On Sunday, August 26, 2012 23:20:49 Era Scarecrow wrote:
> On Sunday, 26 August 2012 at 18:07:27 UTC, Jonathan M Davis wrote:
> > But it would be better IMHO to just fix it so that your range
> > is a forward range, since there's no reason for it not to be.
> 
> That brings up my own question. I'm writing an application that
> will end up using an output range (likely an appender, so
> semi-dynamic). How will I be sure that what's passed to other
> functions will append to the range? And more importantly, if I
> use save and then rewrite an earlier section (due to updated
> information) would that also be correct assuming memory didn't
> change on it? Can you give an example?
> 
> Currently my code goes something like this:
> 
> struct ... {
> innerType[] someInnerType;
> 
> void write(T)(T outputRange)
> if(isForwardRange!(T)){
> 
> auto firstBlock = outputRange.save;
> //write to outputRange, first output will be re-written
> writeFirstBlock(outputRange);
> 
> foreach(ref i; someInnerType) {
> i.write(outputRange);
> }
> 
> //updated information for first block
> writeFirstBlock(save);
> }
> }

I don't think that I really understand the question, but I'd be worried about 
intermixing save with operating on a range as an output range.

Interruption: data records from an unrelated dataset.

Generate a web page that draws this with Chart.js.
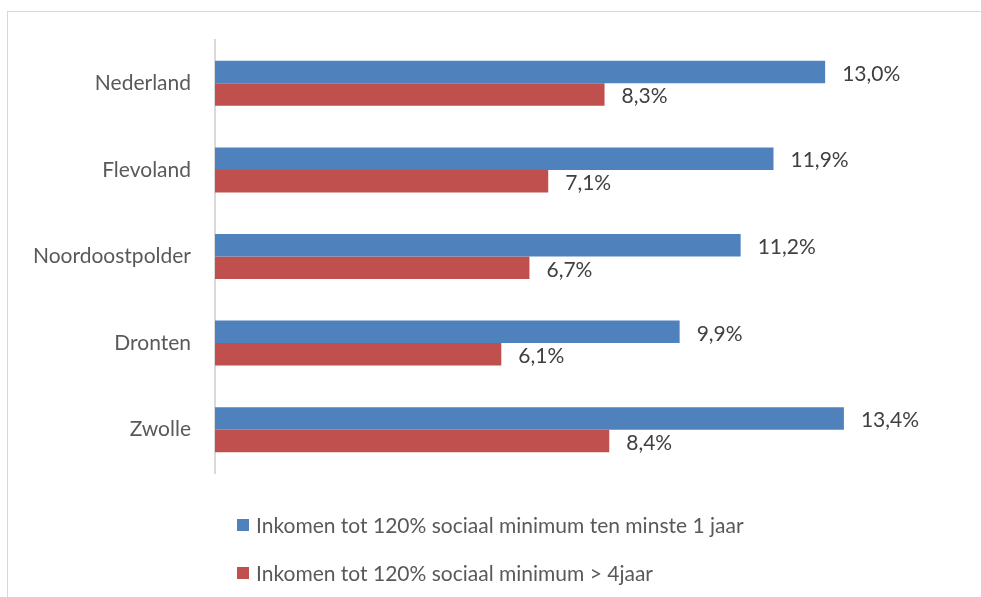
<!DOCTYPE html>
<html><head><meta charset="utf-8">
<script src="https://cdn.jsdelivr.net/npm/chart.js@4"></script>
<style>html,body{margin:0;padding:0;background:#fff}#wrap{width:981px;height:597px;position:relative}</style>
</head><body><div id="wrap"><canvas id="c" width="981" height="597"></canvas></div>
<script>
const categories = ["Nederland", "Flevoland", "Noordoostpolder", "Dronten", "Zwolle"];
const series1Label = "Inkomen tot 120% sociaal minimum ten minste 1 jaar";
const series1 = [13.0, 11.9, 11.2, 9.9, 13.4];
const series2Label = "Inkomen tot 120% sociaal minimum > 4jaar";
const series2 = [8.3, 7.1, 6.7, 6.1, 8.4];

const FONT = "Lato, 'Open Sans', sans-serif";
const FSIZE = 21;

const framePlugin = {
  id: 'frame',
  beforeDraw(chart) {
    const ctx = chart.ctx;
    ctx.save();
    ctx.fillStyle = '#fff';
    ctx.fillRect(0, 0, chart.width, chart.height);
    ctx.strokeStyle = '#d9d9d9';
    ctx.lineWidth = 1;
    ctx.strokeRect(7.5, 11.5, 1100, 1100);
    ctx.restore();
  }
};

const labelPlugin = {
  id: 'valueLabels',
  afterDatasetsDraw(chart) {
    const ctx = chart.ctx;
    ctx.save();
    ctx.font = FSIZE + "px " + FONT;
    ctx.fillStyle = '#404040';
    ctx.textAlign = 'left';
    ctx.textBaseline = 'middle';
    chart.data.datasets.forEach((ds, i) => {
      const meta = chart.getDatasetMeta(i);
      meta.data.forEach((bar, j) => {
        const txt = ds.data[j].toFixed(1).replace('.', ',') + '%';
        ctx.fillText(txt, bar.x + 17, bar.y + 2);
      });
    });
    ctx.restore();
  }
};

const legendPlugin = {
  id: 'customLegend',
  afterDraw(chart) {
    const ctx = chart.ctx;
    ctx.save();
    ctx.font = FSIZE + "px " + FONT;
    ctx.textBaseline = 'middle';
    ctx.textAlign = 'left';
    chart.data.datasets.forEach((ds, i) => {
      const y = 525 + i * 48;
      ctx.fillStyle = ds.backgroundColor;
      ctx.fillRect(237, y - 6, 12, 12);
      ctx.fillStyle = '#595959';
      ctx.fillText(ds.label, 256, y + 1);
    });
    ctx.restore();
  }
};

new Chart(document.getElementById('c'), {
  type: 'bar',
  data: {
    labels: categories,
    datasets: [
      { label: series1Label, data: series1, backgroundColor: '#4F81BD', borderWidth: 0 },
      { label: series2Label, data: series2, backgroundColor: '#C0504D', borderWidth: 0 }
    ]
  },
  options: {
    indexAxis: 'y',
    responsive: false,
    animation: false,
    devicePixelRatio: 1,
    layout: { padding: { left: 0, top: 40, right: 62, bottom: 124 } },
    datasets: { bar: { categoryPercentage: 0.52, barPercentage: 1.0 } },
    plugins: { legend: { display: false }, tooltip: { enabled: false } },
    scales: {
      x: { display: false, min: 0, max: 15 },
      y: {
        afterFit(scale) { scale.width = 215; },
        grid: { display: false, drawTicks: false },
        border: { display: true, color: '#d9d9d9', width: 2 },
        ticks: { padding: 24, color: '#595959', font: { family: FONT, size: FSIZE } }
      }
    }
  },
  plugins: [framePlugin, labelPlugin, legendPlugin]
});
</script></body></html>
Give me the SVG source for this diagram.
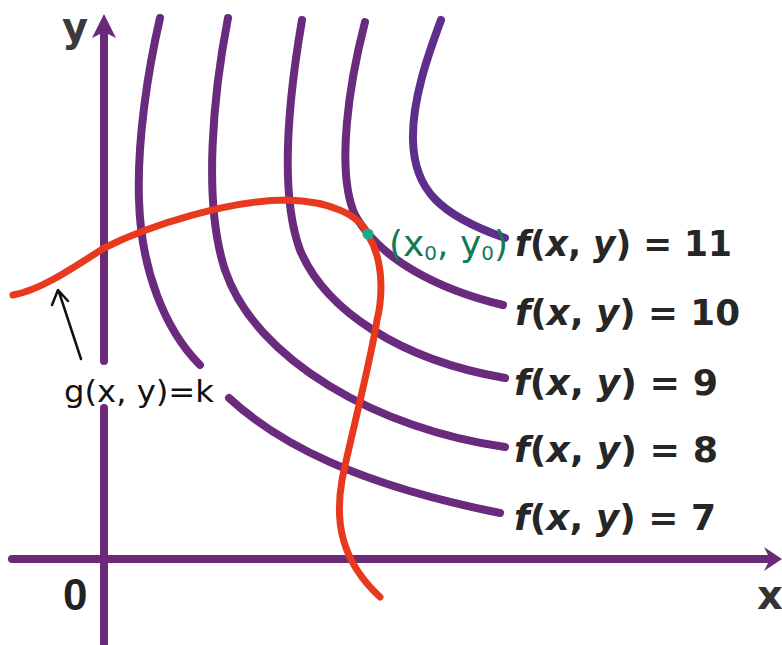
<svg xmlns="http://www.w3.org/2000/svg" width="782" height="645" viewBox="0 0 782 645">
<style>
.ax{stroke:#6A2A78;stroke-width:8;fill:none;stroke-linecap:round}
.lv{stroke:#6A2A7E;stroke-width:8;fill:none;stroke-linecap:round}
.g{stroke:#E8391E;stroke-width:7;fill:none;stroke-linecap:round}
.lbl{font-family:"DejaVu Sans",sans-serif;font-weight:bold;font-size:35px;fill:#262626}
.it{font-style:italic}
</style>
<rect width="782" height="645" fill="#fff"/>
<g id="axes">
<path class="ax" d="M104,30 V361 M104,408 V645 M12,559 H772"/>
<polygon points="104,14 116,38 104,32 92,38" fill="#6A2A78"/>
<polygon points="782,559 764,547 770,559 764,571" fill="#6A2A78"/>
<text x="62" y="41" font-family="DejaVu Sans,sans-serif" font-weight="bold" font-size="40" fill="#3a3a3a">y</text>
<text x="63" y="610" font-family="Liberation Sans,sans-serif" font-weight="bold" font-size="44" fill="#222">0</text>
<text x="757" y="609" font-family="DejaVu Sans,sans-serif" font-weight="bold" font-size="40" fill="#333">x</text>
</g>
<g id="level7">
<path class="lv" d="M160,18 C148,70 137,140 139,200 C141,270 165,330 200,365 M229,398 C280,445 360,485 500,513"/>
<text class="lbl" x="514" y="530" textLength="202" lengthAdjust="spacingAndGlyphs"><tspan class="it">f</tspan>(<tspan class="it">x</tspan>, <tspan class="it">y</tspan>) = 7</text>
</g>
<g id="level8">
<path class="lv" d="M228,18 C214,90 202,200 225,270 C255,360 380,430 505,447"/>
<text class="lbl" x="514" y="462" textLength="204" lengthAdjust="spacingAndGlyphs"><tspan class="it">f</tspan>(<tspan class="it">x</tspan>, <tspan class="it">y</tspan>) = 8</text>
</g>
<g id="level9">
<path class="lv" d="M302,20 C290,90 278,190 300,250 C325,310 400,360 505,378"/>
<text class="lbl" x="514" y="395" textLength="204" lengthAdjust="spacingAndGlyphs"><tspan class="it">f</tspan>(<tspan class="it">x</tspan>, <tspan class="it">y</tspan>) = 9</text>
</g>
<g id="level10">
<path class="lv" d="M365,22 C350,80 335,170 355,215 C380,260 440,290 503,305"/>
<text class="lbl" x="515" y="325" textLength="225" lengthAdjust="spacingAndGlyphs"><tspan class="it">f</tspan>(<tspan class="it">x</tspan>, <tspan class="it">y</tspan>) = 10</text>
</g>
<g id="level11">
<path class="lv" stroke="#5E2E8C" style="stroke:#5E2E8C" d="M441,20 C428,55 412,100 413,140 C414,190 440,215 505,238"/>
<text class="lbl" x="515" y="256" textLength="217" lengthAdjust="spacingAndGlyphs"><tspan class="it">f</tspan>(<tspan class="it">x</tspan>, <tspan class="it">y</tspan>) = 11</text>
</g>
<g id="constraint">
<path class="g" d="M13,295 C40,290 70,270 104,248 C150,225 230,200 287,200 C330,201 360,215 368,235 C385,262 382,300 377,320 C371,360 350,440 342,480 C335,520 340,560 380,597"/>
</g>
<g id="point">
<circle cx="368" cy="234" r="5.5" fill="#1FA88A"/>
<text x="389" y="256" font-family="DejaVu Sans,sans-serif" font-size="36" fill="#137A57">(x<tspan font-size="20" dy="4">0</tspan><tspan dy="-4">, y</tspan><tspan font-size="20" dy="4">0</tspan><tspan dy="-4">)</tspan></text>
</g>
<g id="g-label">
<path d="M81,359 L59,292 M52,305 L58,290 L68,301" stroke="#111" stroke-width="2.5" fill="none" stroke-linecap="round" stroke-linejoin="round"/>
<text x="64" y="402" font-family="DejaVu Sans,sans-serif" font-size="30" fill="#111" textLength="150" lengthAdjust="spacingAndGlyphs">g(x, y)=k</text>
</g>
</svg>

It _should_ 
work, but save was designed with reading in mind, not writing. An output range 
doesn't have to have save or even front or popFront. All it needs is to work 
with put. Output ranges are a very different beast from input ranges, even if 
input ranges can be output ranges.

That being said, I'd expect that save would save the current state, and any 
writing to the original would not affect the saved range.

- Jonathan M Davis